Trump owes it to nation to give intelligence briefings to Biden

President Trump is endangering the country by refusing to allow his apparent successor, Joe Biden, the full intelligence briefings to which incoming presidents have become accustomed.

The Office of the Director of National Intelligence says it will not consult with the Biden transition team until the General Services Administration “ascertains” that Biden has won the election. In particular, Biden is not receiving the “presidential daily briefing” that provides intelligence on national security threats. Trump could choose to allow such briefings to be shared, but he has not done so.

At this stage of the transition process, more than two months from Inauguration Day, even Biden himself said the need “is not critical” yet. “It would be useful, but it’s not necessary.”

Still, the longer Trump waits to bring Biden and his team into the loop, the greater the chances that key information or considerations might fall through the cracks. For example, the delay in providing the daily briefings to George W. Bush’s team during the election dispute in 2000 “hampered the new administration in identifying, recruiting, clearing, and obtaining Senate confirmation of key appointees,” according to the official report of the 9/11 Commission.

In contrast, Bush insisted that his team work diligently with incoming President Barack Obama’s team in 2008-09, in a process jointly overseen by national security adviser Stephen Hadley and White House homeland security adviser Ken Wainstein. I reached out to Wainstein for his insights.

“It is critical for the president-elect to start getting up to speed on the threat picture that he is going to face on the day he takes office,” Wainstein said. “You want the new president and his top team to be internalizing the most current threat information, so they can be thinking about options, hopefully discussing those threats and potential responses with their outgoing counterparts … The sooner they can start that process, the better.”

Wainstein cited what he described as semi-credible threats that al Shabab, an Islamist group most active in Somalia, planned a terrorist attack during Obama’s 2009 inauguration. He said that because the Bush and Obama teams had begun working together so soon and so cooperatively, they were able to work seamlessly at the same table in the days leading up to the inauguration to monitor and plan protection against the perceived threat.

“It was critical that we had a relationship already,” he said, “and that all the relevant actors in the different agencies had an understanding of how we operated.”

On the flip side, there seems to be no imaginable harm to allowing Biden and security-cleared aides access to the briefing already, even if, by some long-shot happenstance, Trump prevails in his election challenges. Biden received those briefings already, what Wainstein called, “The most sensitive information that the U.S. government has,” for eight years as vice president. Why should he not again be brought up to speed as soon as possible, for the good of the country he probably will be leading in two months?

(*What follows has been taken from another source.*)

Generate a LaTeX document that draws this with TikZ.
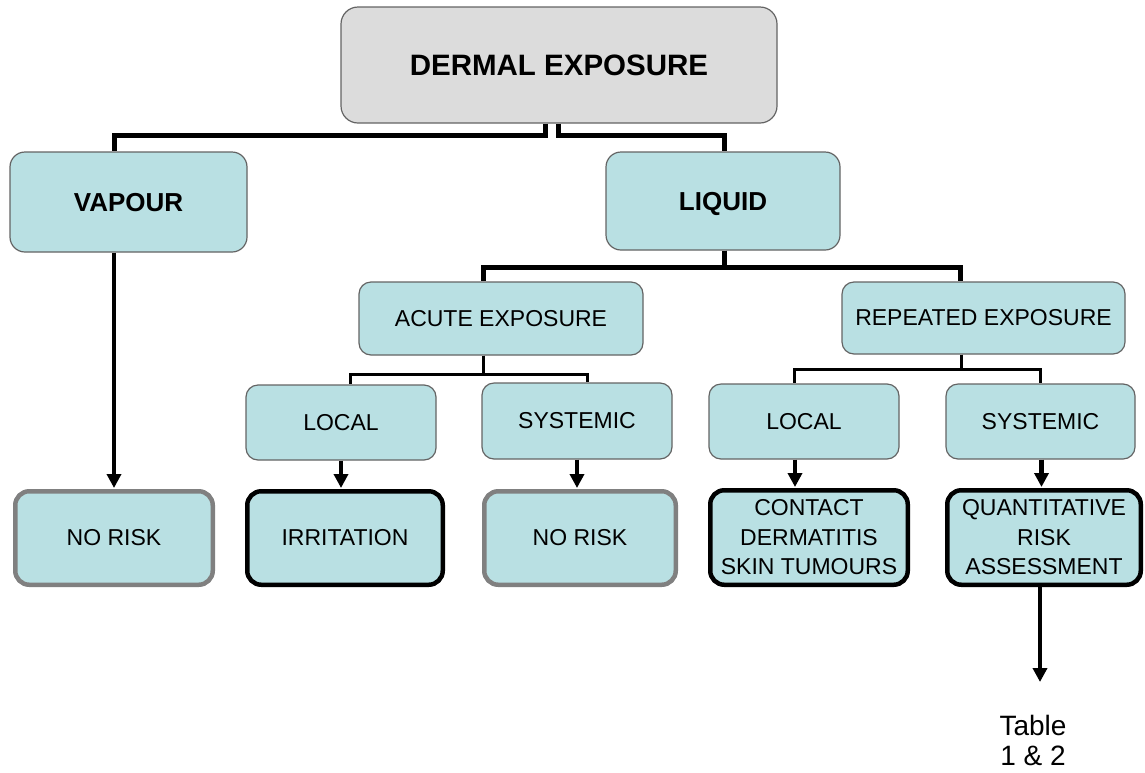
\documentclass[tikz,border=0pt]{standalone}
\usepackage{fontspec}
\setmainfont{Liberation Sans}
\usetikzlibrary{arrows.meta}
\definecolor{boxfill}{RGB}{185,224,227}
\definecolor{topfill}{RGB}{220,220,220}
\definecolor{edgegray}{RGB}{100,100,100}
\definecolor{riskgray}{RGB}{128,128,128}
\begin{document}
\begin{tikzpicture}[x=1pt,y=-1pt,
  base/.style={rectangle, align=center, inner sep=0pt, text=black},
  topbox/.style={base, fill=topfill, draw=edgegray, line width=1.2pt, rounded corners=17pt, font=\bfseries\fontsize{29.5}{34}\selectfont},
  mainbox/.style={base, fill=boxfill, draw=edgegray, line width=1.2pt, rounded corners=15pt, text height=18.6pt, text depth=0pt, font=\bfseries\fontsize{26}{31}\selectfont},
  subbox/.style={base, fill=boxfill, draw=edgegray, line width=1.2pt, rounded corners=12pt, font=\fontsize{23}{28.5}\selectfont},
  endbox/.style={base, fill=boxfill, line width=4.5pt, rounded corners=14pt, font=\fontsize{23}{29.5}\selectfont},
  endblack/.style={endbox, draw=black},
  endgray/.style={endbox, draw=riskgray},
  trunk/.style={line width=5pt, draw=black},
  branch/.style={line width=3pt, draw=black},
  arrowline/.style={line width=4.5pt, draw=black, -{Triangle[width=14pt,length=14pt]}, shorten >=1pt},
  plain/.style={base, font=\fontsize{28}{30}\selectfont}
]
\useasboundingbox (0,0) rectangle (1145,772);
\fill[white] (0,0) rectangle (1145,772);

% nodes
\node[topbox, minimum width=436pt, minimum height=116pt] (top) at (559,65) {DERMAL EXPOSURE};
\node[mainbox, minimum width=237pt, minimum height=100pt] (vap) at (128.5,202) {VAPOUR};
\node[mainbox, minimum width=234pt, minimum height=98pt] (liq) at (723,201) {LIQUID};
\node[subbox, minimum width=284pt, minimum height=73pt] (acute) at (501,318.5) {ACUTE EXPOSURE};
\node[subbox, minimum width=283pt, minimum height=72pt] (rep) at (983.5,318) {REPEATED EXPOSURE};
\node[subbox, minimum width=190pt, minimum height=75pt] (loc1) at (341,422.5) {LOCAL};
\node[subbox, minimum width=190pt, minimum height=76pt] (sys1) at (577,421) {SYSTEMIC};
\node[subbox, minimum width=190pt, minimum height=75pt] (loc2) at (804,421.5) {LOCAL};
\node[subbox, minimum width=189pt, minimum height=75pt] (sys2) at (1040.5,421.5) {SYSTEMIC};

\node[endgray, minimum width=197.5pt, minimum height=93.5pt] (nr1) at (114,538) {NO RISK};
\node[endblack, minimum width=195.5pt, minimum height=93.5pt] (irr) at (345,538) {IRRITATION};
\node[endgray, minimum width=191.5pt, minimum height=93.5pt] (nr2) at (580,538) {NO RISK};
\node[endblack, minimum width=197.5pt, minimum height=94.5pt] (con) at (809,537.5) {CONTACT\\DERMATITIS\\SKIN TUMOURS};
\node[endblack, minimum width=193.5pt, minimum height=94.5pt] (qra) at (1044,537.5) {QUANTITATIVE\\RISK\\ASSESSMENT};
\node[plain] (tab) at (1033,740) {Table\\1 \& 2};
\coordinate (tabtip) at (1040,682);

% connectors
\draw[trunk] ([xshift=-14pt]top.south) -- ++(0,12) -| ([xshift=-14.5pt]vap.north);
\draw[trunk] ([xshift=-1pt]top.south) -- ++(0,12) -| ([xshift=1pt]liq.north);
\draw[trunk] ([xshift=1pt]liq.south) -- ++(0,17) -| ([xshift=-18pt]acute.north);
\draw[trunk] ([xshift=1pt]liq.south) -- ++(0,17) -| ([xshift=-23.5pt]rep.north);
\draw[branch] ([xshift=-18pt]acute.south) -- ++(0,19) -| ([xshift=9pt]loc1.north);
\draw[branch] ([xshift=-18pt]acute.south) -- ++(0,19) -| ([xshift=10pt]sys1.north);
\draw[branch] ([xshift=-22.5pt]rep.south) -- ++(0,15) -| ([xshift=-10pt]loc2.north);
\draw[branch] ([xshift=-22.5pt]rep.south) -- ++(0,15) -| ([xshift=-0.5pt]sys2.north);

\draw[arrowline] ([xshift=-14.5pt]vap.south) -- (nr1.north);
\draw[arrowline] (loc1.south) -- (loc1.south |- irr.north);
\draw[arrowline] (sys1.south) -- (sys1.south |- nr2.north);
\draw[arrowline] ([xshift=-9pt]loc2.south) -- ([xshift=-9pt]loc2.south |- con.north);
\draw[arrowline] ([xshift=1pt]sys2.south) -- ([xshift=1pt]sys2.south |- qra.north);
\draw[arrowline, shorten >=0pt] (qra.south -| tabtip) -- (tabtip);
\end{tikzpicture}
\end{document}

“This isn’t about politics; this is about national security,” tweeted Mike Rogers, the former Republican chairman of the House Intelligence Committee. “Our adversaries aren’t waiting for the transition to take place. @JoeBiden should receive the President’s Daily Brief (PDB) starting today.”

Rogers is right. There’s everything to gain, and nothing to lose, by assuming for national security purposes that Biden will be president in January. This shouldn’t be about Trump’s belief that he won the election; it should be about what is best for the country no matter who won.